- _Supplied data_

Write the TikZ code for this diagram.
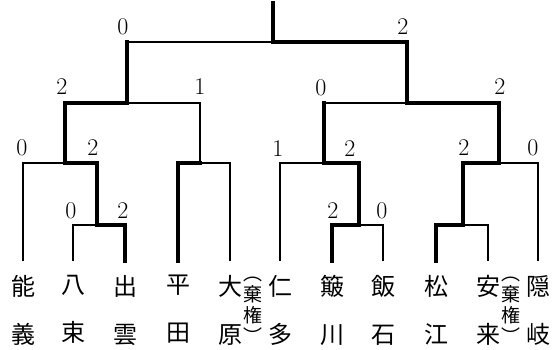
\documentclass[tikz,border=0pt]{standalone}
\usepackage{fontspec}
\usetikzlibrary{positioning}
\newfontfamily\jpfont{Noto Sans CJK JP}

\tikzset{
	lose/.style={line width=1.2pt},
	win/.style={line width=3.4pt, line cap=rect},
	team/.style={font=\jpfont\fontsize{24}{48}\selectfont, align=center, inner sep=0pt},
	forfeit/.style={font=\jpfont\fontsize{19}{21}\selectfont, align=center, inner sep=0pt},
	score/.style={font=\fontsize{24}{24}\selectfont, inner sep=0pt},
}

\begin{document}
\begin{tikzpicture}[x=1pt, y=-1pt]
	\useasboundingbox (0,0) rectangle (558,350);

	% line ends of the eleven teams
	\coordinate (t1) at (23,261);
	\coordinate (t2) at (73,261);
	\coordinate (t3) at (125,261);
	\coordinate (t4) at (178,261);
	\coordinate (t5) at (230,261);
	\coordinate (t6) at (280,261);
	\coordinate (t7) at (332,261);
	\coordinate (t8) at (383,261);
	\coordinate (t9) at (436,261);
	\coordinate (t10) at (488,261);
	\coordinate (t11) at (538,261);

	\node[team, below=14pt of t1] (n1) {能\\義};
	\node[team, below=14pt of t2] (n2) {八\\束};
	\node[team, below=14pt of t3] (n3) {出\\雲};
	\node[team, below=14pt of t4] (n4) {平\\田};
	\node[team, below=14pt of t5] (n5) {大\\原};
	\node[team, below=14pt of t6] (n6) {仁\\多};
	\node[team, below=14pt of t7] (n7) {簸\\川};
	\node[team, below=14pt of t8] (n8) {飯\\石};
	\node[team, below=14pt of t9] (n9) {松\\江};
	\node[team, below=14pt of t10] (n10) {安\\来};
	\node[team, below=14pt of t11] (n11) {隠\\岐};
	\node[forfeit, right=1pt of n5] (k5) {︵\\棄\\権\\︶};
	\node[forfeit, right=1pt of n10] (k10) {︵\\棄\\権\\︶};

	% match points
	\coordinate (m1) at (97,225);
	\coordinate (m2) at (359,225);
	\coordinate (m3) at (463,225);
	\coordinate (q1) at (65,163);
	\coordinate (q2) at (200,163);
	\coordinate (q3) at (324,163);
	\coordinate (q4) at (499,163);
	\coordinate (s1) at (127,103);
	\coordinate (s2) at (407,103);
	\coordinate (f) at (273,42);
	\coordinate (top) at (273,3);

	\draw[lose] (t1) |- (q1);
	\draw[lose] (t2) |- (m1);
	\draw[win] (t3) |- (m1);
	\draw[win] (m1) |- (q1);
	\draw[win] (q1) |- (s1);
	\draw[win] (t4) |- (q2);
	\draw[lose] (t5) |- (q2);
	\draw[lose, line width=1.8pt] (q2) |- (s1);
	\draw[win] (s1) -- (s1 |- f);
	\draw[lose] (s1 |- f) -- (f);

	\draw[lose] (t6) |- (q3);
	\draw[win] (t7) |- (m2);
	\draw[lose] (t8) |- (m2);
	\draw[win] (m2) |- (q3);
	\draw[win] (q3) -- (q3 |- s2);
	\draw[lose, line width=1.8pt] (q3 |- s2) -- (s2);
	\draw[win] (t9) |- (m3);
	\draw[lose] (t10) |- (m3);
	\draw[win] (m3) |- (q4);
	\draw[lose] (t11) |- (q4);
	\draw[win] (q4) |- (s2);

	\draw[win] (s2) |- (f);
	\draw[win] (f) -- (top);

	% scores
	\node[score] (r1) at (123,27) {0};
	\node[score] (r2) at (403,27) {2};
	\node[score] (r3) at (62,87) {2};
	\node[score] (r4) at (200,87) {1};
	\node[score] (r5) at (321,88) {0};
	\node[score] (r6) at (500,87) {2};
	\node[score] (r7) at (22,148) {0};
	\node[score] (r8) at (93,148) {2};
	\node[score] (r9) at (278,149) {1};
	\node[score] (r10) at (350,149) {2};
	\node[score] (r11) at (464,148) {2};
	\node[score] (r12) at (533,148) {0};
	\node[score] (r13) at (71,211) {0};
	\node[score] (r14) at (123,211) {2};
	\node[score] (r15) at (333,211) {2};
	\node[score] (r16) at (382,211) {0};
\end{tikzpicture}
\end{document}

- _Your goal_
Reproduce all of the data exactly; the pictures do not belong in the copy.

- _Solution for this problem_
Write the TikZ code for this diagram.
\documentclass[tikz,border=0pt]{standalone}
\usepackage{fontspec}
\usetikzlibrary{positioning}
\newfontfamily\jpfont{Noto Sans CJK JP}

\tikzset{
	lose/.style={line width=1.2pt},
	win/.style={line width=3.4pt, line cap=rect},
	team/.style={font=\jpfont\fontsize{24}{48}\selectfont, align=center, inner sep=0pt},
	forfeit/.style={font=\jpfont\fontsize{19}{21}\selectfont, align=center, inner sep=0pt},
	score/.style={font=\fontsize{24}{24}\selectfont, inner sep=0pt},
}

\begin{document}
\begin{tikzpicture}[x=1pt, y=-1pt]
	\useasboundingbox (0,0) rectangle (558,350);

	% line ends of the eleven teams
	\coordinate (t1) at (23,261);
	\coordinate (t2) at (73,261);
	\coordinate (t3) at (125,261);
	\coordinate (t4) at (178,261);
	\coordinate (t5) at (230,261);
	\coordinate (t6) at (280,261);
	\coordinate (t7) at (332,261);
	\coordinate (t8) at (383,261);
	\coordinate (t9) at (436,261);
	\coordinate (t10) at (488,261);
	\coordinate (t11) at (538,261);

	\node[team, below=14pt of t1] (n1) {能\\義};
	\node[team, below=14pt of t2] (n2) {八\\束};
	\node[team, below=14pt of t3] (n3) {出\\雲};
	\node[team, below=14pt of t4] (n4) {平\\田};
	\node[team, below=14pt of t5] (n5) {大\\原};
	\node[team, below=14pt of t6] (n6) {仁\\多};
	\node[team, below=14pt of t7] (n7) {簸\\川};
	\node[team, below=14pt of t8] (n8) {飯\\石};
	\node[team, below=14pt of t9] (n9) {松\\江};
	\node[team, below=14pt of t10] (n10) {安\\来};
	\node[team, below=14pt of t11] (n11) {隠\\岐};
	\node[forfeit, right=1pt of n5] (k5) {︵\\棄\\権\\︶};
	\node[forfeit, right=1pt of n10] (k10) {︵\\棄\\権\\︶};

	% match points
	\coordinate (m1) at (97,225);
	\coordinate (m2) at (359,225);
	\coordinate (m3) at (463,225);
	\coordinate (q1) at (65,163);
	\coordinate (q2) at (200,163);
	\coordinate (q3) at (324,163);
	\coordinate (q4) at (499,163);
	\coordinate (s1) at (127,103);
	\coordinate (s2) at (407,103);
	\coordinate (f) at (273,42);
	\coordinate (top) at (273,3);

	\draw[lose] (t1) |- (q1);
	\draw[lose] (t2) |- (m1);
	\draw[win] (t3) |- (m1);
	\draw[win] (m1) |- (q1);
	\draw[win] (q1) |- (s1);
	\draw[win] (t4) |- (q2);
	\draw[lose] (t5) |- (q2);
	\draw[lose, line width=1.8pt] (q2) |- (s1);
	\draw[win] (s1) -- (s1 |- f);
	\draw[lose] (s1 |- f) -- (f);

	\draw[lose] (t6) |- (q3);
	\draw[win] (t7) |- (m2);
	\draw[lose] (t8) |- (m2);
	\draw[win] (m2) |- (q3);
	\draw[win] (q3) -- (q3 |- s2);
	\draw[lose, line width=1.8pt] (q3 |- s2) -- (s2);
	\draw[win] (t9) |- (m3);
	\draw[lose] (t10) |- (m3);
	\draw[win] (m3) |- (q4);
	\draw[lose] (t11) |- (q4);
	\draw[win] (q4) |- (s2);

	\draw[win] (s2) |- (f);
	\draw[win] (f) -- (top);

	% scores
	\node[score] (r1) at (123,27) {0};
	\node[score] (r2) at (403,27) {2};
	\node[score] (r3) at (62,87) {2};
	\node[score] (r4) at (200,87) {1};
	\node[score] (r5) at (321,88) {0};
	\node[score] (r6) at (500,87) {2};
	\node[score] (r7) at (22,148) {0};
	\node[score] (r8) at (93,148) {2};
	\node[score] (r9) at (278,149) {1};
	\node[score] (r10) at (350,149) {2};
	\node[score] (r11) at (464,148) {2};
	\node[score] (r12) at (533,148) {0};
	\node[score] (r13) at (71,211) {0};
	\node[score] (r14) at (123,211) {2};
	\node[score] (r15) at (333,211) {2};
	\node[score] (r16) at (382,211) {0};
\end{tikzpicture}
\end{document}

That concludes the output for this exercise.